Exercise: Drop the pictures, then extract the listing word for word.

Supplied information:
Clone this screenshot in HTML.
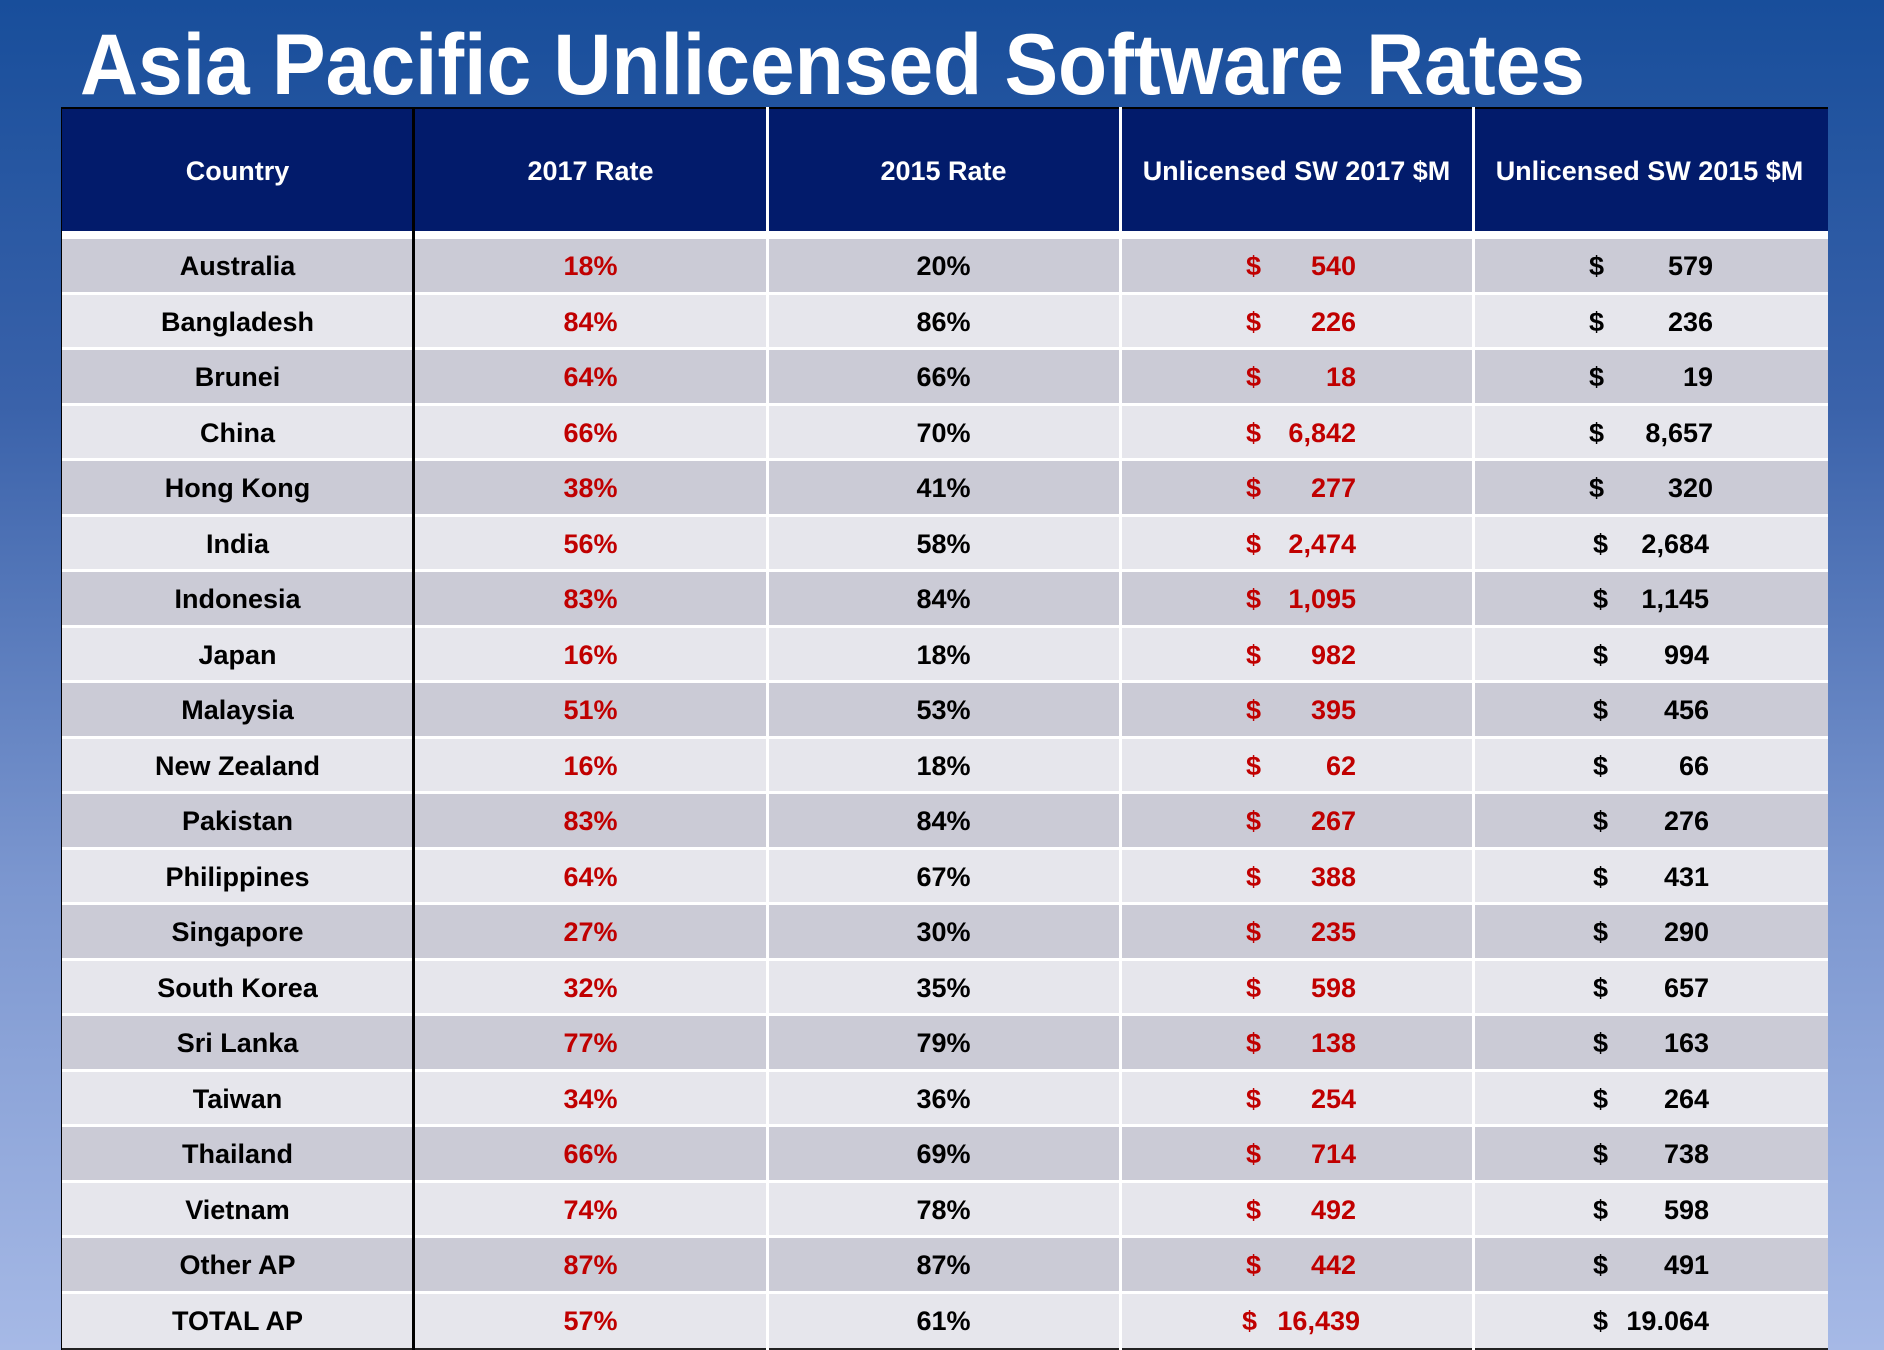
<!DOCTYPE html>
<html><head><meta charset="utf-8"><style>
html,body{margin:0;padding:0}
body{width:1884px;height:1350px;overflow:hidden;position:relative;background:linear-gradient(180deg,#184e9b 0%,#3a62aa 30%,#7b96cf 65%,#a6b9e6 100%);font-family:"Liberation Sans",Arial,sans-serif;font-weight:bold}
.title{position:absolute;left:80px;top:14px}
.tbl{position:absolute;left:61px;top:107px;width:1767px;height:1243px}
.hdr{position:absolute;left:0;top:0;width:1767px;height:124px;background:#021b6b;border-top:2px solid #000;box-sizing:border-box}
.hc{position:absolute;top:0;height:124px;line-height:124px;text-align:center;color:#fff;font-size:27px;width:353px}
.gap{position:absolute;left:0;top:124px;width:1767px;height:8px;background:#fff}
.row{position:absolute;left:0;width:1767px;height:55.5px;border-bottom:3px solid #fff;box-sizing:border-box}
.a{background:#cbcbd6}.b{background:#e6e6ec}
.c{position:absolute;top:0;line-height:54px;font-size:27px;text-align:center;width:353px;color:#000}
.c1{left:0}.c2{left:353px;color:#c00000}.c3{left:706px}
.d4{position:absolute;top:0;line-height:54px;font-size:27px;left:1185px;color:#c00000}
.n4{position:absolute;top:0;line-height:54px;font-size:27px;left:1059px;width:236px;text-align:right;color:#c00000}
.d5{position:absolute;top:0;line-height:54px;font-size:27px;left:1528px}
.n5{position:absolute;top:0;line-height:54px;font-size:27px;left:1412px;width:240px;text-align:right}
.vl{position:absolute;top:0;width:3px;height:1243px;background:#fff}
</style></head><body>
<svg class="title" width="1560" height="100"><text x="0" y="80" font-family="Liberation Sans, Arial, sans-serif" font-weight="bold" font-size="86" fill="#fff" textLength="1505" lengthAdjust="spacingAndGlyphs">Asia Pacific Unlicensed Software Rates</text></svg>
<div class="tbl">
<div class="hdr">
<div class="hc" style="left:0">Country</div>
<div class="hc" style="left:353px">2017 Rate</div>
<div class="hc" style="left:706px">2015 Rate</div>
<div class="hc" style="left:1059px">Unlicensed SW 2017 $M</div>
<div class="hc" style="left:1412px">Unlicensed SW 2015 $M</div>
</div>
<div class="gap"></div>

<div class="row a" style="top:132px"><div class="c c1">Australia</div><div class="c c2">18%</div><div class="c c3">20%</div><div class="d4">$</div><div class="n4">540</div><div class="d5">$</div><div class="n5">579</div></div>
<div class="row b" style="top:187.5px"><div class="c c1">Bangladesh</div><div class="c c2">84%</div><div class="c c3">86%</div><div class="d4">$</div><div class="n4">226</div><div class="d5">$</div><div class="n5">236</div></div>
<div class="row a" style="top:243px"><div class="c c1">Brunei</div><div class="c c2">64%</div><div class="c c3">66%</div><div class="d4">$</div><div class="n4">18</div><div class="d5">$</div><div class="n5">19</div></div>
<div class="row b" style="top:298.5px"><div class="c c1">China</div><div class="c c2">66%</div><div class="c c3">70%</div><div class="d4">$</div><div class="n4">6,842</div><div class="d5">$</div><div class="n5">8,657</div></div>
<div class="row a" style="top:354px"><div class="c c1">Hong Kong</div><div class="c c2">38%</div><div class="c c3">41%</div><div class="d4">$</div><div class="n4">277</div><div class="d5">$</div><div class="n5">320</div></div>
<div class="row b" style="top:409.5px"><div class="c c1">India</div><div class="c c2">56%</div><div class="c c3">58%</div><div class="d4">$</div><div class="n4">2,474</div><div class="d5" style="left:1532px">$</div><div class="n5" style="width:236px">2,684</div></div>
<div class="row a" style="top:465px"><div class="c c1">Indonesia</div><div class="c c2">83%</div><div class="c c3">84%</div><div class="d4">$</div><div class="n4">1,095</div><div class="d5" style="left:1532px">$</div><div class="n5" style="width:236px">1,145</div></div>
<div class="row b" style="top:520.5px"><div class="c c1">Japan</div><div class="c c2">16%</div><div class="c c3">18%</div><div class="d4">$</div><div class="n4">982</div><div class="d5" style="left:1532px">$</div><div class="n5" style="width:236px">994</div></div>
<div class="row a" style="top:576px"><div class="c c1">Malaysia</div><div class="c c2">51%</div><div class="c c3">53%</div><div class="d4">$</div><div class="n4">395</div><div class="d5" style="left:1532px">$</div><div class="n5" style="width:236px">456</div></div>
<div class="row b" style="top:631.5px"><div class="c c1">New Zealand</div><div class="c c2">16%</div><div class="c c3">18%</div><div class="d4">$</div><div class="n4">62</div><div class="d5" style="left:1532px">$</div><div class="n5" style="width:236px">66</div></div>
<div class="row a" style="top:687px"><div class="c c1">Pakistan</div><div class="c c2">83%</div><div class="c c3">84%</div><div class="d4">$</div><div class="n4">267</div><div class="d5" style="left:1532px">$</div><div class="n5" style="width:236px">276</div></div>
<div class="row b" style="top:742.5px"><div class="c c1">Philippines</div><div class="c c2">64%</div><div class="c c3">67%</div><div class="d4">$</div><div class="n4">388</div><div class="d5" style="left:1532px">$</div><div class="n5" style="width:236px">431</div></div>
<div class="row a" style="top:798px"><div class="c c1">Singapore</div><div class="c c2">27%</div><div class="c c3">30%</div><div class="d4">$</div><div class="n4">235</div><div class="d5" style="left:1532px">$</div><div class="n5" style="width:236px">290</div></div>
<div class="row b" style="top:853.5px"><div class="c c1">South Korea</div><div class="c c2">32%</div><div class="c c3">35%</div><div class="d4">$</div><div class="n4">598</div><div class="d5" style="left:1532px">$</div><div class="n5" style="width:236px">657</div></div>
<div class="row a" style="top:909px"><div class="c c1">Sri Lanka</div><div class="c c2">77%</div><div class="c c3">79%</div><div class="d4">$</div><div class="n4">138</div><div class="d5" style="left:1532px">$</div><div class="n5" style="width:236px">163</div></div>
<div class="row b" style="top:964.5px"><div class="c c1">Taiwan</div><div class="c c2">34%</div><div class="c c3">36%</div><div class="d4">$</div><div class="n4">254</div><div class="d5" style="left:1532px">$</div><div class="n5" style="width:236px">264</div></div>
<div class="row a" style="top:1020px"><div class="c c1">Thailand</div><div class="c c2">66%</div><div class="c c3">69%</div><div class="d4">$</div><div class="n4">714</div><div class="d5" style="left:1532px">$</div><div class="n5" style="width:236px">738</div></div>
<div class="row b" style="top:1075.5px"><div class="c c1">Vietnam</div><div class="c c2">74%</div><div class="c c3">78%</div><div class="d4">$</div><div class="n4">492</div><div class="d5" style="left:1532px">$</div><div class="n5" style="width:236px">598</div></div>
<div class="row a" style="top:1131px"><div class="c c1">Other AP</div><div class="c c2">87%</div><div class="c c3">87%</div><div class="d4">$</div><div class="n4">442</div><div class="d5" style="left:1532px">$</div><div class="n5" style="width:236px">491</div></div>
<div class="row b" style="top:1186.5px;height:56.5px;border-bottom:2px solid #222"><div class="c c1">TOTAL AP</div><div class="c c2">57%</div><div class="c c3">61%</div><div class="d4" style="left:1181px">$</div><div class="n4" style="width:240px">16,439</div><div class="d5" style="left:1532px">$</div><div class="n5" style="width:236px">19.064</div></div>

<div class="vl" style="left:705px"></div>
<div class="vl" style="left:1058px"></div>
<div class="vl" style="left:1411px"></div>
<div class="vl" style="left:351px;background:#000"></div>
<div style="position:absolute;left:0;top:0;width:1px;height:1243px;background:#000"></div>
</div>
</body></html>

Task response:
Clone this screenshot in HTML.
<!DOCTYPE html>
<html><head><meta charset="utf-8"><style>
html,body{margin:0;padding:0}
body{width:1884px;height:1350px;overflow:hidden;position:relative;background:linear-gradient(180deg,#184e9b 0%,#3a62aa 30%,#7b96cf 65%,#a6b9e6 100%);font-family:"Liberation Sans",Arial,sans-serif;font-weight:bold}
.title{position:absolute;left:80px;top:14px}
.tbl{position:absolute;left:61px;top:107px;width:1767px;height:1243px}
.hdr{position:absolute;left:0;top:0;width:1767px;height:124px;background:#021b6b;border-top:2px solid #000;box-sizing:border-box}
.hc{position:absolute;top:0;height:124px;line-height:124px;text-align:center;color:#fff;font-size:27px;width:353px}
.gap{position:absolute;left:0;top:124px;width:1767px;height:8px;background:#fff}
.row{position:absolute;left:0;width:1767px;height:55.5px;border-bottom:3px solid #fff;box-sizing:border-box}
.a{background:#cbcbd6}.b{background:#e6e6ec}
.c{position:absolute;top:0;line-height:54px;font-size:27px;text-align:center;width:353px;color:#000}
.c1{left:0}.c2{left:353px;color:#c00000}.c3{left:706px}
.d4{position:absolute;top:0;line-height:54px;font-size:27px;left:1185px;color:#c00000}
.n4{position:absolute;top:0;line-height:54px;font-size:27px;left:1059px;width:236px;text-align:right;color:#c00000}
.d5{position:absolute;top:0;line-height:54px;font-size:27px;left:1528px}
.n5{position:absolute;top:0;line-height:54px;font-size:27px;left:1412px;width:240px;text-align:right}
.vl{position:absolute;top:0;width:3px;height:1243px;background:#fff}
</style></head><body>
<svg class="title" width="1560" height="100"><text x="0" y="80" font-family="Liberation Sans, Arial, sans-serif" font-weight="bold" font-size="86" fill="#fff" textLength="1505" lengthAdjust="spacingAndGlyphs">Asia Pacific Unlicensed Software Rates</text></svg>
<div class="tbl">
<div class="hdr">
<div class="hc" style="left:0">Country</div>
<div class="hc" style="left:353px">2017 Rate</div>
<div class="hc" style="left:706px">2015 Rate</div>
<div class="hc" style="left:1059px">Unlicensed SW 2017 $M</div>
<div class="hc" style="left:1412px">Unlicensed SW 2015 $M</div>
</div>
<div class="gap"></div>

<div class="row a" style="top:132px"><div class="c c1">Australia</div><div class="c c2">18%</div><div class="c c3">20%</div><div class="d4">$</div><div class="n4">540</div><div class="d5">$</div><div class="n5">579</div></div>
<div class="row b" style="top:187.5px"><div class="c c1">Bangladesh</div><div class="c c2">84%</div><div class="c c3">86%</div><div class="d4">$</div><div class="n4">226</div><div class="d5">$</div><div class="n5">236</div></div>
<div class="row a" style="top:243px"><div class="c c1">Brunei</div><div class="c c2">64%</div><div class="c c3">66%</div><div class="d4">$</div><div class="n4">18</div><div class="d5">$</div><div class="n5">19</div></div>
<div class="row b" style="top:298.5px"><div class="c c1">China</div><div class="c c2">66%</div><div class="c c3">70%</div><div class="d4">$</div><div class="n4">6,842</div><div class="d5">$</div><div class="n5">8,657</div></div>
<div class="row a" style="top:354px"><div class="c c1">Hong Kong</div><div class="c c2">38%</div><div class="c c3">41%</div><div class="d4">$</div><div class="n4">277</div><div class="d5">$</div><div class="n5">320</div></div>
<div class="row b" style="top:409.5px"><div class="c c1">India</div><div class="c c2">56%</div><div class="c c3">58%</div><div class="d4">$</div><div class="n4">2,474</div><div class="d5" style="left:1532px">$</div><div class="n5" style="width:236px">2,684</div></div>
<div class="row a" style="top:465px"><div class="c c1">Indonesia</div><div class="c c2">83%</div><div class="c c3">84%</div><div class="d4">$</div><div class="n4">1,095</div><div class="d5" style="left:1532px">$</div><div class="n5" style="width:236px">1,145</div></div>
<div class="row b" style="top:520.5px"><div class="c c1">Japan</div><div class="c c2">16%</div><div class="c c3">18%</div><div class="d4">$</div><div class="n4">982</div><div class="d5" style="left:1532px">$</div><div class="n5" style="width:236px">994</div></div>
<div class="row a" style="top:576px"><div class="c c1">Malaysia</div><div class="c c2">51%</div><div class="c c3">53%</div><div class="d4">$</div><div class="n4">395</div><div class="d5" style="left:1532px">$</div><div class="n5" style="width:236px">456</div></div>
<div class="row b" style="top:631.5px"><div class="c c1">New Zealand</div><div class="c c2">16%</div><div class="c c3">18%</div><div class="d4">$</div><div class="n4">62</div><div class="d5" style="left:1532px">$</div><div class="n5" style="width:236px">66</div></div>
<div class="row a" style="top:687px"><div class="c c1">Pakistan</div><div class="c c2">83%</div><div class="c c3">84%</div><div class="d4">$</div><div class="n4">267</div><div class="d5" style="left:1532px">$</div><div class="n5" style="width:236px">276</div></div>
<div class="row b" style="top:742.5px"><div class="c c1">Philippines</div><div class="c c2">64%</div><div class="c c3">67%</div><div class="d4">$</div><div class="n4">388</div><div class="d5" style="left:1532px">$</div><div class="n5" style="width:236px">431</div></div>
<div class="row a" style="top:798px"><div class="c c1">Singapore</div><div class="c c2">27%</div><div class="c c3">30%</div><div class="d4">$</div><div class="n4">235</div><div class="d5" style="left:1532px">$</div><div class="n5" style="width:236px">290</div></div>
<div class="row b" style="top:853.5px"><div class="c c1">South Korea</div><div class="c c2">32%</div><div class="c c3">35%</div><div class="d4">$</div><div class="n4">598</div><div class="d5" style="left:1532px">$</div><div class="n5" style="width:236px">657</div></div>
<div class="row a" style="top:909px"><div class="c c1">Sri Lanka</div><div class="c c2">77%</div><div class="c c3">79%</div><div class="d4">$</div><div class="n4">138</div><div class="d5" style="left:1532px">$</div><div class="n5" style="width:236px">163</div></div>
<div class="row b" style="top:964.5px"><div class="c c1">Taiwan</div><div class="c c2">34%</div><div class="c c3">36%</div><div class="d4">$</div><div class="n4">254</div><div class="d5" style="left:1532px">$</div><div class="n5" style="width:236px">264</div></div>
<div class="row a" style="top:1020px"><div class="c c1">Thailand</div><div class="c c2">66%</div><div class="c c3">69%</div><div class="d4">$</div><div class="n4">714</div><div class="d5" style="left:1532px">$</div><div class="n5" style="width:236px">738</div></div>
<div class="row b" style="top:1075.5px"><div class="c c1">Vietnam</div><div class="c c2">74%</div><div class="c c3">78%</div><div class="d4">$</div><div class="n4">492</div><div class="d5" style="left:1532px">$</div><div class="n5" style="width:236px">598</div></div>
<div class="row a" style="top:1131px"><div class="c c1">Other AP</div><div class="c c2">87%</div><div class="c c3">87%</div><div class="d4">$</div><div class="n4">442</div><div class="d5" style="left:1532px">$</div><div class="n5" style="width:236px">491</div></div>
<div class="row b" style="top:1186.5px;height:56.5px;border-bottom:2px solid #222"><div class="c c1">TOTAL AP</div><div class="c c2">57%</div><div class="c c3">61%</div><div class="d4" style="left:1181px">$</div><div class="n4" style="width:240px">16,439</div><div class="d5" style="left:1532px">$</div><div class="n5" style="width:236px">19.064</div></div>

<div class="vl" style="left:705px"></div>
<div class="vl" style="left:1058px"></div>
<div class="vl" style="left:1411px"></div>
<div class="vl" style="left:351px;background:#000"></div>
<div style="position:absolute;left:0;top:0;width:1px;height:1243px;background:#000"></div>
</div>
</body></html>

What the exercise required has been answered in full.